To produce messages to a Kafka topic, use the Producer class from the confluent_kafka library:

from confluent_kafka import Producer

# Callback function to handle delivery reports
def delivery_report(err, msg):
    if err is not None:
        print(f"Message delivery failed: {err}")
    else:
        print(f"Message delivered to {msg.topic()} [{msg.partition()}] at offset {msg.offset()}")

# Create a Kafka Producer instance
producer = Producer({'bootstrap.servers': 'localhost:9092'})

# Produce a message
producer.produce('test_topic', key='key', value='Hello, Kafka!', callback=delivery_report)

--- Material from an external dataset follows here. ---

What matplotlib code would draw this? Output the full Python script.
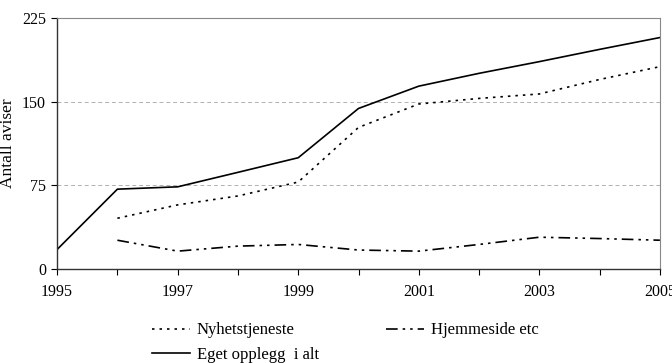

# Wait for any outstanding messages to be delivered and delivery reports to be received
producer.flush()

5. Kafka Consumer Example

To consume messages from a Kafka topic, use the Consumer class from the confluent_kafka library:

from confluent_kafka import Consumer, KafkaException

# Create a Kafka Consumer instance
consumer = Consumer({
    'bootstrap.servers': 'localhost:9092',
    'group.id': 'my_group',
    'auto.offset.reset': 'earliest'
})

# Subscribe to the topic
consumer.subscribe(['test_topic'])

try:
    while True:
        msg = consumer.poll(timeout=1.0)
        if msg is None:
            continue
        if msg.error():
            raise KafkaException(msg.error())
        print(f"Received message: {msg.value().decode('utf-8')} from topic {msg.topic()}")
finally:
    consumer.close()

6. Summary

This tutorial covered the basics of using Kafka with Python. You learned how to set up Kafka, create a topic, and use Python to produce and consume messages. Kafka is a powerful tool for building real-time data applications, and Python provides an easy way to integrate with it using the confluent_kafka library.